There are also engineers, scientists and others who have used all their professional lives the argot and specialised language that Spanish students of these subjects need.
The department of Education is happy to pay the classroom assistants imported from North America, so I am sure a small emolument could be found to pay for this knowledge that the government deems so important. Recent falls in the value of the British Pound will have some British residents jump at the chance to subsidise their income.
Private Spanish individuals keen to improve or maintain their level of English already know the importance of meeting with Native speakers. I see many of them every week at the English speaking group (See the notice in the sidebar), which is run on a completely voluntary basis. Many exchange their language during intercambios throughout the week. Others pay for lessons or just conversation in their offices. So I am not suggesting anything radical.

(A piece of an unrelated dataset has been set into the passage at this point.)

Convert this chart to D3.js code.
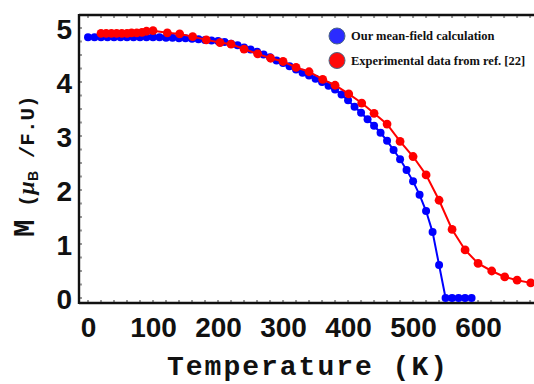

The department of Education has declared the importance of teaching a sound, working knowledge of English. To many companies this knowledge represents a crucial advantage in international markets. Counting all the native English speakers who live in Spain, this is a valuable resource government and businesses cannot afford to ignore.
This article sprang from several conversations I have had with Spanish professionals who are desperate to improve their English. I asked them what they did to maintain their language levels outside of a classroom and the answer was often a shrug of the shoulders. When I pointed out that all over Spain there lived native English speakers and some of them would be happy to meet for a beer or coffee and converse, these intelligent people seemed surprised to find this resource in their midst. I am happy to report that I have been able to introduce Spanish and native English speakers who reside in the same town and who now meet regularly.
What do you think? Is Spain missing out on a golden opportunity?